Era stata una folgorazione. Di quelle che ti possono colpire ovunque. In metropolitana, mentre un passito ambrato ti scorre sulla lingua, mentre sei seduto sulla tazza. Sono partito con il piede nostalgico, perché Insider non è il clone evoluto di un album rock di debuttanti supereroi. L'omonimo Amplifier del 2003 era Superman che saliva in cielo. Guardava la terra dall'alto e tornava indietro come una supernova.
Insider ti arriva pur sempre in faccia come un rinoceronte, ma forse la sua maggiore oscurità è il frutto cerebrale che lo rende meno scioccante. Ma gli echi di apocalissi spaziale che provoca pelle d'oca cosmica ci sono. E non sono briciole.
Il debutto degli Amplifier è stato deflagrante, esplodeva tutto insieme, una canzone dopo l'altra. Il tasto forward non esisteva. Un'unica canzone di un'ora.

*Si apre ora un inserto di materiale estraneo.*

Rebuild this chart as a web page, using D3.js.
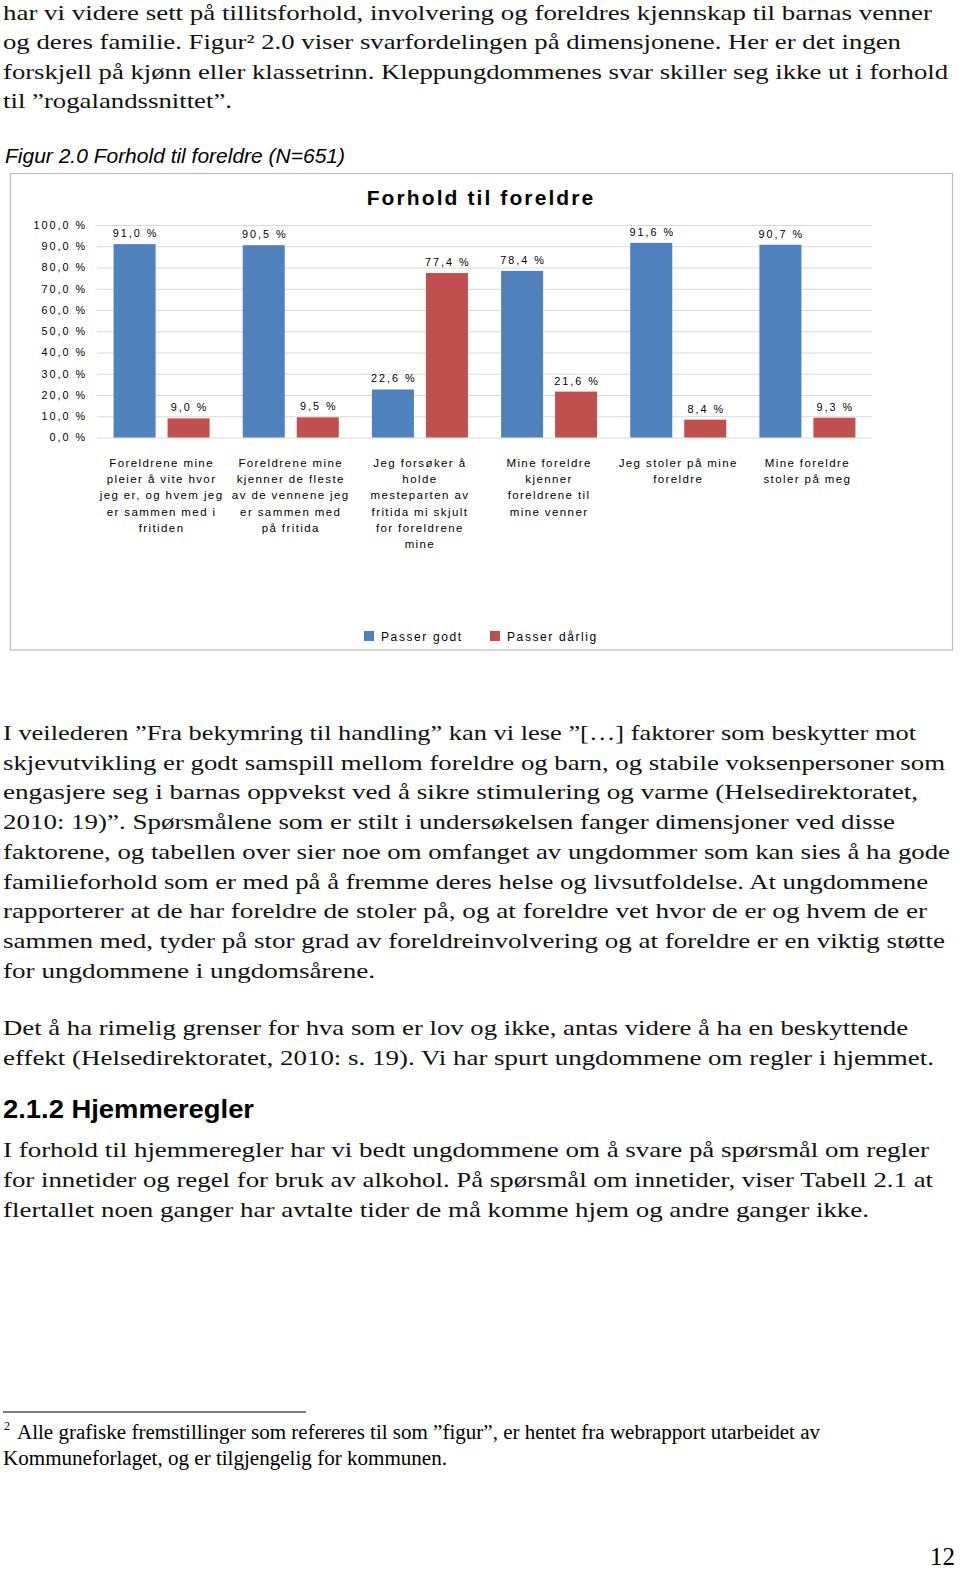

Per Insider, ahimè, dobbiamo separare le cose buone da quelle meno buone. La crosta e il nucleo, le parti migliori. Gustav's Arrival apre perentoriamente, con la batteria di Matt Brobin che cannibalizza il respiro. Passo numero due. O Fortuna. Qui si continua a fare sul serio. Balamir prende i cavi dell'alta tensione e inizia a strapazzarli. Si gode mentre gli elettroni sonori ti gonfiano le arterie. Poi il vuoto. Un improvviso disagio antigravitazionale. Come quando in aereo gli sbalzi di pressione ti prendono lo stomaco. Resistere. Ecco che Strange Seas Of Thought ci riporta all'epica di guerre stellari. "Is anybody out there?". Intorno hai solo un mare buio di stelle. F**k. Che la forza sia con noi, perché c'è di nuovo il vuoto. Fino a Hymn Of The Aten e Map Of An Imaginary Place. La scocca dura degli Amplifier. Fatta di riff al kerosene e di percussioni da grande mareggiata.